Time is ticking away for the widespread implementation of IRIS in commercial transactions. From 1 November, all physical and online shops in the country will be required to accept payments via IRIS, alongside the already familiar POS options. Customers will be able to select the payment method through the terminal and, if they choose IRIS, a unique QR code will be displayed that they will “scan” through the mobile banking app to complete the transaction.
Under the new institutional framework, businesses that accept payments through IRIS or other similar services will have to execute them exclusively through a POS interconnected either with the tax mechanism or with the information systems of the AADE.

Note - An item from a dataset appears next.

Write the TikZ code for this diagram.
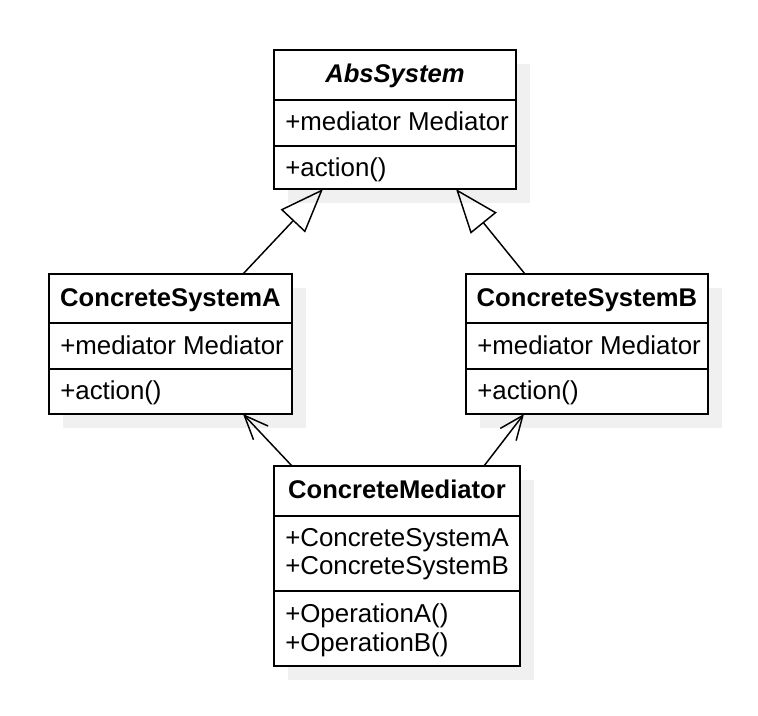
\documentclass[tikz,border=0pt]{standalone}
\usepackage{fontspec}
\setmainfont{Liberation Sans}
\usetikzlibrary{arrows.meta,calc}
\tikzset{
 umlbox/.style={draw=black, line width=1.5pt, fill=white, rectangle, inner sep=0pt, outer sep=0pt, anchor=north west},
 shadowbox/.style={fill=black!6, draw=none},
 divider/.style={line width=1.5pt},
 titletext/.style={anchor=base, inner sep=0pt, font=\fontsize{19.2}{23}\selectfont\bfseries},
 membertext/.style={anchor=base west, inner sep=0pt, font=\fontsize{19.4}{23}\selectfont},
 inherit/.style={line width=1.1pt, -{Triangle[open, length=33pt, width=25pt]}},
 assoc/.style={line width=1.1pt, -{Straight Barb[length=18pt, width=15pt]}},
}
\begin{document}
\begin{tikzpicture}[x=0.75pt, y=-0.75pt]
\useasboundingbox (0,0) rectangle (758,716);
% shadows
\fill[shadowbox] (288,64) rectangle ++(242,139);
\fill[shadowbox] (63,288) rectangle ++(243,140);
\fill[shadowbox] (480,288) rectangle ++(242,140);
\fill[shadowbox] (288,480) rectangle ++(246,200);
% boxes
\node[umlbox, minimum width=181.5pt, minimum height=104.25pt] (abs) at (274,50) {};
\node[umlbox, minimum width=182.25pt, minimum height=105pt] (csa) at (49,274) {};
\node[umlbox, minimum width=181.5pt, minimum height=105pt] (csb) at (466,274) {};
\node[umlbox, minimum width=184.5pt, minimum height=150pt] (med) at (274,466) {};
% dividers
\draw[divider] ($(abs.north west)+(0,50.5)$) -- ($(abs.north east)+(0,50.5)$);
\draw[divider] ($(abs.north west)+(0,96.5)$) -- ($(abs.north east)+(0,96.5)$);
\draw[divider] ($(csa.north west)+(0,49)$) -- ($(csa.north east)+(0,49)$);
\draw[divider] ($(csa.north west)+(0,95)$) -- ($(csa.north east)+(0,95)$);
\draw[divider] ($(csb.north west)+(0,49)$) -- ($(csb.north east)+(0,49)$);
\draw[divider] ($(csb.north west)+(0,95)$) -- ($(csb.north east)+(0,95)$);
\draw[divider] ($(med.north west)+(0,50.5)$) -- ($(med.north east)+(0,50.5)$);
\draw[divider] ($(med.north west)+(0,125.5)$) -- ($(med.north east)+(0,125.5)$);
% texts
\node[titletext] (absT) at (395,83) {\itshape AbsSystem};
\node[membertext] (absM) at (285,131) {+mediator Mediator};
\node[membertext] (absO) at (285,177) {+action()};
\node[titletext] (csaT) at (170.5,307) {ConcreteSystemA};
\node[membertext] (csaM) at (60,355) {+mediator Mediator};
\node[membertext] (csaO) at (60,400) {+action()};
\node[titletext] (csbT) at (587,307) {ConcreteSystemB};
\node[membertext] (csbM) at (477,355) {+mediator Mediator};
\node[membertext] (csbO) at (477,400) {+action()};
\node[titletext] (medT) at (397,499) {ConcreteMediator};
\node[membertext] (medA1) at (285,547) {+ConcreteSystemA};
\node[membertext] (medA2) at (285,575) {+ConcreteSystemB};
\node[membertext] (medO1) at (285,623) {+OperationA()};
\node[membertext] (medO2) at (285,652) {+OperationB()};
% connectors
\draw[inherit] ($(csa.north west)+(194,0)$) -- ($(abs.south west)+(49,0)$);
\draw[inherit] ($(csb.north west)+(59,0)$) -- ($(abs.south west)+(182,0)$);
\draw[assoc] ($(med.north west)+(18,0)$) -- ($(csa.south west)+(194,0)$);
\draw[assoc] ($(med.north west)+(210,0)$) -- ($(csb.south west)+(58,0)$);
\end{tikzpicture}
\end{document}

Those who fail to comply by November 1 risk fines of €10,000 (for single-entry books) and €20,000 (for double-entry books), which are reduced by 50% in small settlements and islands of less than 3,100 inhabitants.
The limits for transactionsremain currently at EUR 500 per day for transfers between individuals (IRIS P2P) and EUR 500 for payments to professionals (IRIS P2B), with a total daily limit of EUR 1,000. From January 2026, the limits increase to €1,000 per day and €5,000 per month for individuals, and up to €31,000 per month for professionals.

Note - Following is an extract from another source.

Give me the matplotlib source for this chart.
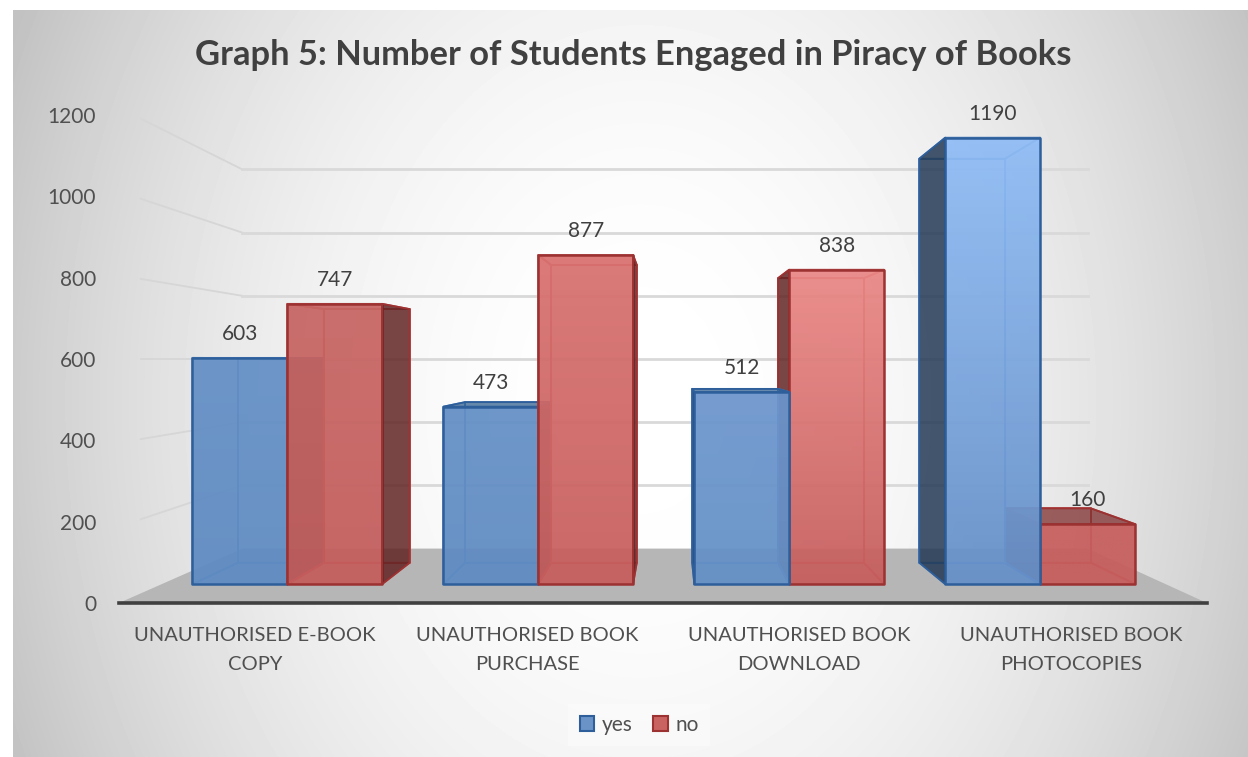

2026 will also be the year of IRIS’ international expansion, as it will be connected to the European EuroPA network, allowing real-time money transfers to countries such as Italy, Spain, Portugal, Poland and the Nordic countries. This will allow Greek users to send or receive money from abroad with the same ease that they currently send money to friends or professionals within Greece.
Already more than 4 million citizens are using IRIS P2P for private-to-private transfers, while 560,000 professionals have joined IRIS P2B. 8,806 businesses and online shops are currently participating in IRIS Commerce, a number that is expected to skyrocket with the mandatory acceptance of payments through the system across the market.